На этом утлом суденышке, которое баюкает море, которое любая волна может захлестнуть и опрокинуть, я знаю, я чувствую, что ничто из того, что нам ведомо, не существует, ибо наша планета, парящая в пустоте, еще более одинока, еще более затеряна в пространстве, чем моя яхта на водах залива. Одна значит столько же, сколько другая, тот же удел ожидает их. И меня радует, что я постиг тщету всех верований и бесплодность суетных надежд, порожденных гордыней, которая обуревает нас, жалких насекомых!
Я лег в постель и, убаюканный килевой качкой, спал так крепко, как спят только на воде, пока не явился Бернар, чтобы объявить мне:
— Непогода, сударь, нынче выходить нельзя.

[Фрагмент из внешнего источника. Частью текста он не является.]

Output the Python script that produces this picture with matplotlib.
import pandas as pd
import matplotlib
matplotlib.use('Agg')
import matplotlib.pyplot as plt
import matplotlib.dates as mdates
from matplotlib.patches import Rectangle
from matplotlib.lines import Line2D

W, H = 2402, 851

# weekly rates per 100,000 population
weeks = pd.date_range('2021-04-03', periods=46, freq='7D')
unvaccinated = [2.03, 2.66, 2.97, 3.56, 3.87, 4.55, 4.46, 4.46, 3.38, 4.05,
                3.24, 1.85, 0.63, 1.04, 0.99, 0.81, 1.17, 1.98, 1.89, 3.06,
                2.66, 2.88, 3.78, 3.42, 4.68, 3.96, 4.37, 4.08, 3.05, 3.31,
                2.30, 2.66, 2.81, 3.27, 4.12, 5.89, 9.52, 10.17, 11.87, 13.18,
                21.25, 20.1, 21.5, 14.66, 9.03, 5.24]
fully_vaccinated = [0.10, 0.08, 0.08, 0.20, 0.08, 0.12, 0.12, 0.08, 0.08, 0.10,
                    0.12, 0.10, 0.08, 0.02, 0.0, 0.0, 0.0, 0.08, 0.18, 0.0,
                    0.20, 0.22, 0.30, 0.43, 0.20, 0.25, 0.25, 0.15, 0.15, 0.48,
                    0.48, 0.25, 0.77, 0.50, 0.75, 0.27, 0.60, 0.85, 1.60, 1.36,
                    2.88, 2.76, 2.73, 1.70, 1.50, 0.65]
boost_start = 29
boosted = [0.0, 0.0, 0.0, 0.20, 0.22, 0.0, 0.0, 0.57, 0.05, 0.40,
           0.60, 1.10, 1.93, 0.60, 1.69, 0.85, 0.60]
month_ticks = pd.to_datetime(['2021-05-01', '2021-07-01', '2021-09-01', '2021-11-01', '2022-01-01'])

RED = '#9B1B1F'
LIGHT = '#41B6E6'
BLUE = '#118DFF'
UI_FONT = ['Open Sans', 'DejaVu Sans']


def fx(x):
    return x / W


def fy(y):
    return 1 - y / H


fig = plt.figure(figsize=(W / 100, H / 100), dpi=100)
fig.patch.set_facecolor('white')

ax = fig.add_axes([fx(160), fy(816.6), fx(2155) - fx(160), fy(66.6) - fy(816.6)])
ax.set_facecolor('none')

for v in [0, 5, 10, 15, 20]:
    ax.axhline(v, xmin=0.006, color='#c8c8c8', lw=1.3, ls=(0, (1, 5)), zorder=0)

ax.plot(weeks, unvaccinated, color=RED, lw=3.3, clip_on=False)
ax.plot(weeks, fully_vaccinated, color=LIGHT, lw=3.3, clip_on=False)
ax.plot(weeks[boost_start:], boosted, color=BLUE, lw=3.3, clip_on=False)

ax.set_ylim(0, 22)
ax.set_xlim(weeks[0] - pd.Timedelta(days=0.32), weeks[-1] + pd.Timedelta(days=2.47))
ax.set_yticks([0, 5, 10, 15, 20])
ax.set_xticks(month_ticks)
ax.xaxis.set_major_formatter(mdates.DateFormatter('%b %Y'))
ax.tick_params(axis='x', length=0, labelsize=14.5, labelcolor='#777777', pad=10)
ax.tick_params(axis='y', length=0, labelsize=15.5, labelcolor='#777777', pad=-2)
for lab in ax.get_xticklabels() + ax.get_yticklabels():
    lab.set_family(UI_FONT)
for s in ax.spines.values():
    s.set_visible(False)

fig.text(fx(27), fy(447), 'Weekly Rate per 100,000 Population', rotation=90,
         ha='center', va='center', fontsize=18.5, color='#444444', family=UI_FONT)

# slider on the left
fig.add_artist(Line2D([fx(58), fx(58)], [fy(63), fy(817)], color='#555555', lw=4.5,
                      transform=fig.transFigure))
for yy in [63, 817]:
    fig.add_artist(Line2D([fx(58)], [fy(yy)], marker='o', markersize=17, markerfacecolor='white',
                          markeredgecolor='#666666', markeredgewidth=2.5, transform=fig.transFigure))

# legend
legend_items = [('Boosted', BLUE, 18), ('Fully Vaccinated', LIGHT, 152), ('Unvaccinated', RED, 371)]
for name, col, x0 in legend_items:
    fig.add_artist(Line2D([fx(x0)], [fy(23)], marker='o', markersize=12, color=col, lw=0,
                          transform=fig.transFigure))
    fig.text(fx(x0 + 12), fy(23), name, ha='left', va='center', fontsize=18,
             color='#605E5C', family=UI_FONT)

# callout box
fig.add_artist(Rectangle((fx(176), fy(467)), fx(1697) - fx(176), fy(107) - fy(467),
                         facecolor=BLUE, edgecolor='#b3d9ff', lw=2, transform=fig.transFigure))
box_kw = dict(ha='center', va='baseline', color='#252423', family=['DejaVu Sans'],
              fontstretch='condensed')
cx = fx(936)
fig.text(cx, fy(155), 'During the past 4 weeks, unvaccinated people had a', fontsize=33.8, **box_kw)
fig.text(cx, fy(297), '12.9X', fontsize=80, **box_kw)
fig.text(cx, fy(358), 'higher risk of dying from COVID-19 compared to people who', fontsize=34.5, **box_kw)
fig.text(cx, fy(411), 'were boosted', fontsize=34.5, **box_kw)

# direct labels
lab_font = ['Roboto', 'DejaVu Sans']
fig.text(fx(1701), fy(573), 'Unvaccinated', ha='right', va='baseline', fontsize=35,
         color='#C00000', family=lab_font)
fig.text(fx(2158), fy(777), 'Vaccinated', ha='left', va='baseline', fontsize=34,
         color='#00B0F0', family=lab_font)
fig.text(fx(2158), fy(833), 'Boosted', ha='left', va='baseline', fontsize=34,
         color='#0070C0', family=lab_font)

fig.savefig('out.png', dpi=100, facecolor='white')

Ветер улегся, но в открытом море сильная волна, и мы отказываемся от намерения идти в Сен-Рафаэль.
Придется провести в Канне еще один день.
К полудню снова поднялся западный ветер, но менее сильный, чем накануне, и я решил воспользоваться им для осмотра эскадры в заливе Жуан.
«Милый друг», пересекая рейд, подпрыгивал, как коза, и мне пришлось вести его очень осторожно, чтобы потоки воды не хлестали меня по лицу каждый раз, как налетала почти поперечная волна. Но я вскоре добрался до острова и вошел в проход под прикрытием крепости Сент-Маргерит.
Ее отвесные стены спускаются к подножью скал, о которые бьется волна, а кровля приходится вровень с невысокой горной вершиной. Она похожа на голову, втянутую в мощные плечи.